— START Data —

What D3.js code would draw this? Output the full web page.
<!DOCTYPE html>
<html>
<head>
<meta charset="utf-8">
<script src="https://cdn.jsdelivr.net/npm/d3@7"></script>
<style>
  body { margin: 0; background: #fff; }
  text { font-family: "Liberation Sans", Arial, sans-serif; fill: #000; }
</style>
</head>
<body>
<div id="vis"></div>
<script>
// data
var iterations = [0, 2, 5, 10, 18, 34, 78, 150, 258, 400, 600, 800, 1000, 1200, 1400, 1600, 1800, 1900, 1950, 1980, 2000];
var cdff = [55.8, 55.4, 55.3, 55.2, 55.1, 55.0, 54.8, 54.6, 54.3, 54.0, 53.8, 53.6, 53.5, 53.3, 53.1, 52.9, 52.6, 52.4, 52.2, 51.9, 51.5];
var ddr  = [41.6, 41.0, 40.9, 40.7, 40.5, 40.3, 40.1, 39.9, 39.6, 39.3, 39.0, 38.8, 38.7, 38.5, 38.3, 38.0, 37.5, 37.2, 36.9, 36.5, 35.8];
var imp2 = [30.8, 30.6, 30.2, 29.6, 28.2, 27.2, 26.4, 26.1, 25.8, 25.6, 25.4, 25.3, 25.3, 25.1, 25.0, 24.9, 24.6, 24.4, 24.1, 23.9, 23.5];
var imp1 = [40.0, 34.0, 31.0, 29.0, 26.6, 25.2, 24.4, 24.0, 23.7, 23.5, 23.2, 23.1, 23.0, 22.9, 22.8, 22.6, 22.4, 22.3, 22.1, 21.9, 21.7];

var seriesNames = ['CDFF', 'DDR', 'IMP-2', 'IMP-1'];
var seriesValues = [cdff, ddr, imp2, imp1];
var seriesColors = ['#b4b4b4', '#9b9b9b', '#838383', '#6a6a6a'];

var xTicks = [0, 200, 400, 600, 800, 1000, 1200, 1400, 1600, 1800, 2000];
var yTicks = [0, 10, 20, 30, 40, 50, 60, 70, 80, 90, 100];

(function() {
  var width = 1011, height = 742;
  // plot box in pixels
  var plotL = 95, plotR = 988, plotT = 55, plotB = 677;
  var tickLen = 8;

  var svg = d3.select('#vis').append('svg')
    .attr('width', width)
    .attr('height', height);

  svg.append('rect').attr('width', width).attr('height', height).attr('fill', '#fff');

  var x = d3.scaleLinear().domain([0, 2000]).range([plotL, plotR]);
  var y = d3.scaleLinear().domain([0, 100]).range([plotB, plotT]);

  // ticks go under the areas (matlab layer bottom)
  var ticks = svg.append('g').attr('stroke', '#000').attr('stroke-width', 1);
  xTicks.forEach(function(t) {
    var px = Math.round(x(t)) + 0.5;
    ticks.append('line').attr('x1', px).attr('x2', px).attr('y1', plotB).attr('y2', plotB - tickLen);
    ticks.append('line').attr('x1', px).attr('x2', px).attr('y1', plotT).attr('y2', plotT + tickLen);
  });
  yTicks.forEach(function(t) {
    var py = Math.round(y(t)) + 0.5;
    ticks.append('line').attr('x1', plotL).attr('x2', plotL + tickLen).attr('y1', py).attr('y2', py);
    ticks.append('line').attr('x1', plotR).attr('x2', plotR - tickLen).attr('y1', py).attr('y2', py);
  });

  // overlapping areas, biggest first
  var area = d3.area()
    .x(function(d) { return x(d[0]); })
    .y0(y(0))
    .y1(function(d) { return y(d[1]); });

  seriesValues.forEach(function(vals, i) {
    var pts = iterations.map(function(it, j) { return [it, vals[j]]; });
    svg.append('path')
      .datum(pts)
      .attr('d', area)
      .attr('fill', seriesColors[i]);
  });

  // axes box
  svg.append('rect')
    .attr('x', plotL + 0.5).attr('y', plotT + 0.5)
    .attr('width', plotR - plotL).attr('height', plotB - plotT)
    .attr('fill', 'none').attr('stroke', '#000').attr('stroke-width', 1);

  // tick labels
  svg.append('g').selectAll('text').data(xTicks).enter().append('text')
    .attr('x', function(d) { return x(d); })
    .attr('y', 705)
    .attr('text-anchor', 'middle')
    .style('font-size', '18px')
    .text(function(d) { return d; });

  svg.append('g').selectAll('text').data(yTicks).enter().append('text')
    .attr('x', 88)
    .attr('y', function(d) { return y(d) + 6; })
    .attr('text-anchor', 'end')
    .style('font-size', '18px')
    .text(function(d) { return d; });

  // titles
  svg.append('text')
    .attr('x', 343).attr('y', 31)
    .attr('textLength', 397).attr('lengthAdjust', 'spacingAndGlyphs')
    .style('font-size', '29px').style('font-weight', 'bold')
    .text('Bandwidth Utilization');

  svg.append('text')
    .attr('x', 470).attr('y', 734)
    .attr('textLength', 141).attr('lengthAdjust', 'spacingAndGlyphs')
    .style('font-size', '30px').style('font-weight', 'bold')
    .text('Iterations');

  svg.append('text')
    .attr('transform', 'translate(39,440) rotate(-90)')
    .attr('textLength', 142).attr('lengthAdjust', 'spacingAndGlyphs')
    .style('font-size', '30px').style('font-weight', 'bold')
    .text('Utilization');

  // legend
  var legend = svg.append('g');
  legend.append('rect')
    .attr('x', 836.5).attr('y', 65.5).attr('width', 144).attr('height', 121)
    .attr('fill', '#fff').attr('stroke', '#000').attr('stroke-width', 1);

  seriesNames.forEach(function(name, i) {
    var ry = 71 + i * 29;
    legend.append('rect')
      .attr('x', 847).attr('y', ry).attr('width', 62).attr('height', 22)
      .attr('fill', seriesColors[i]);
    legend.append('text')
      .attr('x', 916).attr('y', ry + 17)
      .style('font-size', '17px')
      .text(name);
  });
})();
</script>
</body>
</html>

— END Data —

# [What you have to do]
Make an exact copy of the listing, including every line.

# [Answer for this exercise]
What D3.js code would draw this? Output the full web page.
<!DOCTYPE html>
<html>
<head>
<meta charset="utf-8">
<script src="https://cdn.jsdelivr.net/npm/d3@7"></script>
<style>
  body { margin: 0; background: #fff; }
  text { font-family: "Liberation Sans", Arial, sans-serif; fill: #000; }
</style>
</head>
<body>
<div id="vis"></div>
<script>
// data
var iterations = [0, 2, 5, 10, 18, 34, 78, 150, 258, 400, 600, 800, 1000, 1200, 1400, 1600, 1800, 1900, 1950, 1980, 2000];
var cdff = [55.8, 55.4, 55.3, 55.2, 55.1, 55.0, 54.8, 54.6, 54.3, 54.0, 53.8, 53.6, 53.5, 53.3, 53.1, 52.9, 52.6, 52.4, 52.2, 51.9, 51.5];
var ddr  = [41.6, 41.0, 40.9, 40.7, 40.5, 40.3, 40.1, 39.9, 39.6, 39.3, 39.0, 38.8, 38.7, 38.5, 38.3, 38.0, 37.5, 37.2, 36.9, 36.5, 35.8];
var imp2 = [30.8, 30.6, 30.2, 29.6, 28.2, 27.2, 26.4, 26.1, 25.8, 25.6, 25.4, 25.3, 25.3, 25.1, 25.0, 24.9, 24.6, 24.4, 24.1, 23.9, 23.5];
var imp1 = [40.0, 34.0, 31.0, 29.0, 26.6, 25.2, 24.4, 24.0, 23.7, 23.5, 23.2, 23.1, 23.0, 22.9, 22.8, 22.6, 22.4, 22.3, 22.1, 21.9, 21.7];

var seriesNames = ['CDFF', 'DDR', 'IMP-2', 'IMP-1'];
var seriesValues = [cdff, ddr, imp2, imp1];
var seriesColors = ['#b4b4b4', '#9b9b9b', '#838383', '#6a6a6a'];

var xTicks = [0, 200, 400, 600, 800, 1000, 1200, 1400, 1600, 1800, 2000];
var yTicks = [0, 10, 20, 30, 40, 50, 60, 70, 80, 90, 100];

(function() {
  var width = 1011, height = 742;
  // plot box in pixels
  var plotL = 95, plotR = 988, plotT = 55, plotB = 677;
  var tickLen = 8;

  var svg = d3.select('#vis').append('svg')
    .attr('width', width)
    .attr('height', height);

  svg.append('rect').attr('width', width).attr('height', height).attr('fill', '#fff');

  var x = d3.scaleLinear().domain([0, 2000]).range([plotL, plotR]);
  var y = d3.scaleLinear().domain([0, 100]).range([plotB, plotT]);

  // ticks go under the areas (matlab layer bottom)
  var ticks = svg.append('g').attr('stroke', '#000').attr('stroke-width', 1);
  xTicks.forEach(function(t) {
    var px = Math.round(x(t)) + 0.5;
    ticks.append('line').attr('x1', px).attr('x2', px).attr('y1', plotB).attr('y2', plotB - tickLen);
    ticks.append('line').attr('x1', px).attr('x2', px).attr('y1', plotT).attr('y2', plotT + tickLen);
  });
  yTicks.forEach(function(t) {
    var py = Math.round(y(t)) + 0.5;
    ticks.append('line').attr('x1', plotL).attr('x2', plotL + tickLen).attr('y1', py).attr('y2', py);
    ticks.append('line').attr('x1', plotR).attr('x2', plotR - tickLen).attr('y1', py).attr('y2', py);
  });

  // overlapping areas, biggest first
  var area = d3.area()
    .x(function(d) { return x(d[0]); })
    .y0(y(0))
    .y1(function(d) { return y(d[1]); });

  seriesValues.forEach(function(vals, i) {
    var pts = iterations.map(function(it, j) { return [it, vals[j]]; });
    svg.append('path')
      .datum(pts)
      .attr('d', area)
      .attr('fill', seriesColors[i]);
  });

  // axes box
  svg.append('rect')
    .attr('x', plotL + 0.5).attr('y', plotT + 0.5)
    .attr('width', plotR - plotL).attr('height', plotB - plotT)
    .attr('fill', 'none').attr('stroke', '#000').attr('stroke-width', 1);

  // tick labels
  svg.append('g').selectAll('text').data(xTicks).enter().append('text')
    .attr('x', function(d) { return x(d); })
    .attr('y', 705)
    .attr('text-anchor', 'middle')
    .style('font-size', '18px')
    .text(function(d) { return d; });

  svg.append('g').selectAll('text').data(yTicks).enter().append('text')
    .attr('x', 88)
    .attr('y', function(d) { return y(d) + 6; })
    .attr('text-anchor', 'end')
    .style('font-size', '18px')
    .text(function(d) { return d; });

  // titles
  svg.append('text')
    .attr('x', 343).attr('y', 31)
    .attr('textLength', 397).attr('lengthAdjust', 'spacingAndGlyphs')
    .style('font-size', '29px').style('font-weight', 'bold')
    .text('Bandwidth Utilization');

  svg.append('text')
    .attr('x', 470).attr('y', 734)
    .attr('textLength', 141).attr('lengthAdjust', 'spacingAndGlyphs')
    .style('font-size', '30px').style('font-weight', 'bold')
    .text('Iterations');

  svg.append('text')
    .attr('transform', 'translate(39,440) rotate(-90)')
    .attr('textLength', 142).attr('lengthAdjust', 'spacingAndGlyphs')
    .style('font-size', '30px').style('font-weight', 'bold')
    .text('Utilization');

  // legend
  var legend = svg.append('g');
  legend.append('rect')
    .attr('x', 836.5).attr('y', 65.5).attr('width', 144).attr('height', 121)
    .attr('fill', '#fff').attr('stroke', '#000').attr('stroke-width', 1);

  seriesNames.forEach(function(name, i) {
    var ry = 71 + i * 29;
    legend.append('rect')
      .attr('x', 847).attr('y', ry).attr('width', 62).attr('height', 22)
      .attr('fill', seriesColors[i]);
    legend.append('text')
      .attr('x', 916).attr('y', ry + 17)
      .style('font-size', '17px')
      .text(name);
  });
})();
</script>
</body>
</html>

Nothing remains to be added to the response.